What a perfectly timed post! I must admit I have deep, sentimental attachment to things from relatives who are now gone. I will tell myself that it’s just a china cabinet, it’s not ACTUALLY my grandmother and I can let it go. But I’m not ready. So the china cabinet stays in the upstairs hallway…sticking out slightly so we need to be careful as we make our way to and from the bedrooms. No one can admire it unless they are dragged upstairs, but there it is and I love it. Every now and then I find myself possessed by the spirit of Marie Kondo and I will tackle a closet or drawer and purge like a maniac, and that is the only reason I’m not a complete hoarder.

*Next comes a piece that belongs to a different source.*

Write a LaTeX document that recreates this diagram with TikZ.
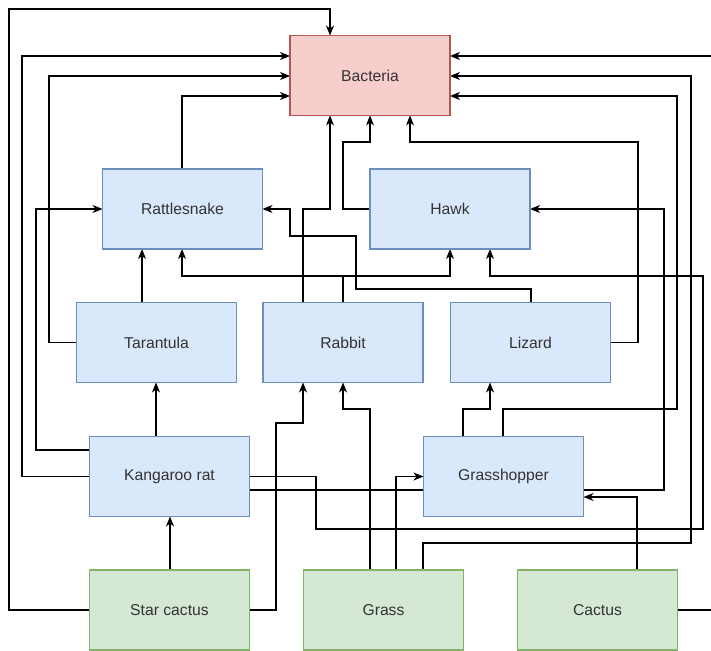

I wish you much good fortune on Kijiji or marketplace or wherever you can sell some old stuff. And thanks for the brilliant blog. xo

Melody Harding · 10 November 2020 at 7 h 42 min

I am laughing and crying and clapping and sending you a heartfelt thumbs up❣️ I love teacups but I k ow what my daughter would say if I added one more to THE COLLECTION 😂 I’m so glad we chatted about this and very glad to be able to read about your successful project ! We all need a Devon in our lives !! Thank you Gaye and I look forward to sharing my success with you 🤗🤗

Diane Hamilton · 21 November 2020 at 19 h 46 min

Love this blog ,as it is a poignant time with everyone during COIVD having time at home. Okay ,so I also de-cluttered but for me it was CLOTHES. Okay maybe other things but mostly clothes,belts,shoes etc. I went through my entire wardrobe for Fall, Mid Fall , Winter, mid winter , Spring , mid Spring and summer, mid summer. As well as any other season, Christmas season,New Years Season, Birthday Season etc,
I realized as 60 Mature Woman some of these outfits which I loved did not represent who I am today. They did look great when I did wear them.(10 years or more) They were clothes from my decades of life. In my 30’s single and going to nightclubs for dancing. 40’s married with children but still going out dancing once in a blue moon-Date Night.
50’s more business attire Suit jackets etc Then casual Fridays started to happen. My
fashion style no longer existed.I gave away 22 garbage bags full of clothes, coats, sweaters ,shoes, jackets, belts and more. It was hard to say goodbye to those clothes memories.
I had to put the bags in my car immediately ,because if not I would reopen the bags to take one last look.I finally gave it all away. I felt like I lost 10 lbs. I wish.
Anyways I think it is good for everyone to declutter as I think we all have too much stuff.
Thank you for sharing your story.Miss you. Hope all is well with you and your family.